Tesla will now produce their New Cost-Efficient Batteries
Friday, December 10, 2021 | Chimniii Desk
Key Highlights
- Musk is promoting Tesla battery manufacturing in-house under the name of vertical integration.
- Tesla's five-pronged strategy begins with a complete overhaul of the battery manufacturing process.
- To minimise the vehicle's bulk by 10% and reduce the number of components, the battery cell will be integrated into the car's body.
- The new battery, dubbed the 4680, is still at least a year away from commercialization.

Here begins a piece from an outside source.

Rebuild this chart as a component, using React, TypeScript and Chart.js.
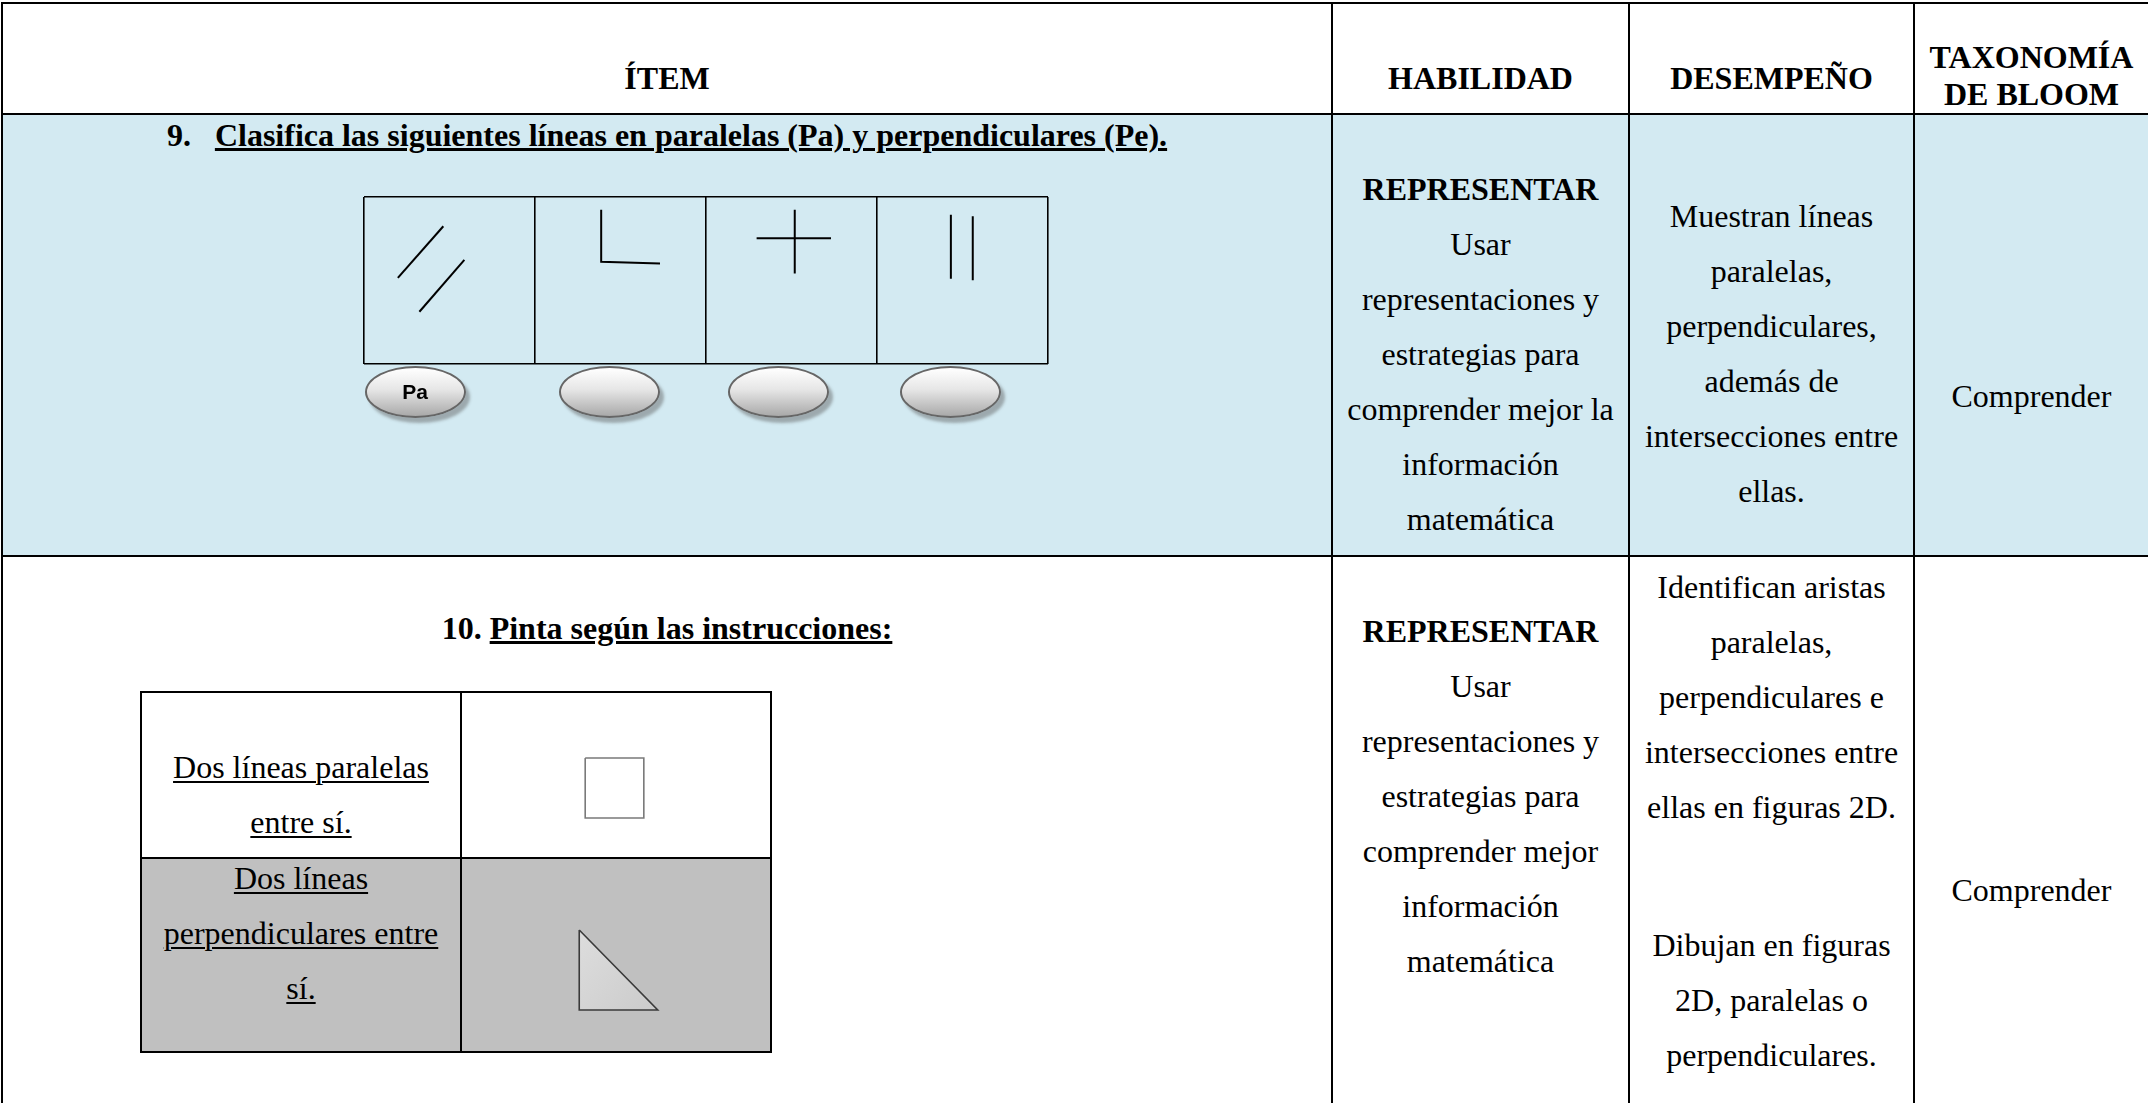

- Tesla's dedicated pilot plant in California, on the other hand, is already on track to produce an amazing 10 gigawatt-hours of 4680 units every year.
Advertisement
The world of electric automobiles is undergoing a transformation. Significant advances in chemistry, materials science, and structural engineering will soon enable EVs to grow at a faster rate, charge at a quicker rate, and cost significantly less at dealerships. And it occurs primarily under the direction of a business.
So what can we expect from Tesla's next battery generation? How are they different? And is this the apex of the internal combustion engine's demise?
To begin, let us examine why this novel sort of battery is required. Elon Musk, Tesla's CEO, is a firm believer in what business geeks refer to as'vertical integration. This implies that forward-thinking manufacturers like Tesla strive to manufacture as much as possible in-house, from sprockets to steering wheels, rather than relying largely on external vendors.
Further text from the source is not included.